Perlu diketahui bahwa di setiap kampung ada sistim birokrasi tradisional yakni Kale’mata. Sistim ini mengatur tugas-tugas adat suku-suku yang menghuni sebuah kampung tertentu. Pemangku ulayat akan duduk sebagai suku tubar atau suku sulung sebab suku tersebut menjadi yang pertama menghuni kampung tersebut dan menjadikan satu hamparan tanah sebagai ulayatnya dengan nama ulayat (tuan uhe) dan batas-batas ulayat (ang ba’a ular doro, nanga atur la’ ledur) yang tercatat jelas dalam setiap warisan oral.
Artinya, sebuah keputusan berdampak sosial yang diambil, katakanlah tentang tambang harus dilalui dengan diskusi semua suku yang ada di kampung tersebut bahkan dengan kampung-kampung tetangga lainnya. Sebab ulayat di kedang saling berkaitan satu sama lain.

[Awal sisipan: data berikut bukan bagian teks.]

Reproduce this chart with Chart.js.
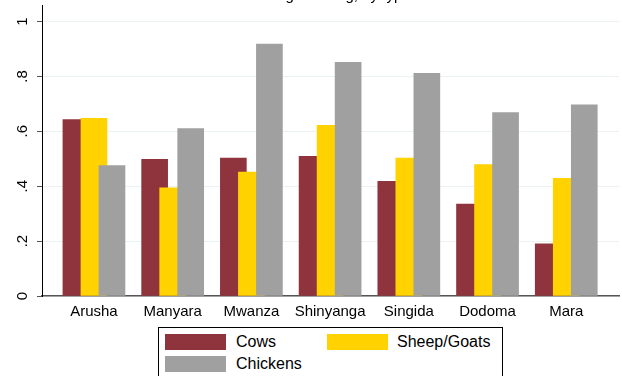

Mengapa harus diskusi? Dalam konteks tambang tentu luasnya bukan seperti sebuah lapangan bola kaki. Karena itu, diskusi bersama semua suku, para pemilik lahan yang menggarap di atas tanah ulayat juga dengan para tetua adat yang lebih memahami kearifan tanah Kedang adalah hal yang wajib dilalui.
Jika tidak, isu tambang ini akan berdampak negatif yakni konflik horizontal sebagaimana yang pernah terjadi pada tahun 2008 silam. Konflik semacam ini, mudah dibumbui oleh olirgaki dan para intelnya yang ditugaskan untuk mengacaukan keadaan. Mereka; oligarki dkk akan medukung salah satu pihak dan membenturkannya dengan pihak lain.
Jhon Koli Bijaksanalah
Dari penjelasan ini, saya hanya mau menegaskan kepada Jhon Koli dkk agar bijaksana dalam menggiring opini dengan tema isu tambang apalagi konteks di Kedang. Jhon Koli mesti memahami lebih dalam tentang tanah Kedang, sehingga narasi yang disampaikan walaupun padat tapi akan bombastis tak berguna. Sebab, isu ulayat adalah sesuatu yang sensitif.
Jika Jhon benar adalah seorang pendidik, ia mesti memberikan jalan tengah yang baik untuk meminimalisasi konflik sosial - bukan ngotot bahas uang atau sisi materi semata - misalnya mengajak KL dkk untuk lebih berhati-hati soal isu tambang, jalan yang mesti ditempuh agar tak ada turbulensi kepentingan sesama anak Kedang.
Contohnya, sosialisasi mesti dilakukan secara terbuka dengan masyarakat adat baik yang berkepentingan di dalam lokasi tambang maupun masyarakat lainnya yang juga akan mendapatkan dampaknya, bukan pertemuan terbatas dengan para mantan birokrat dan politisi yang tetap ngotot tambang tanpa memahami dampak sosial dan lingkungan.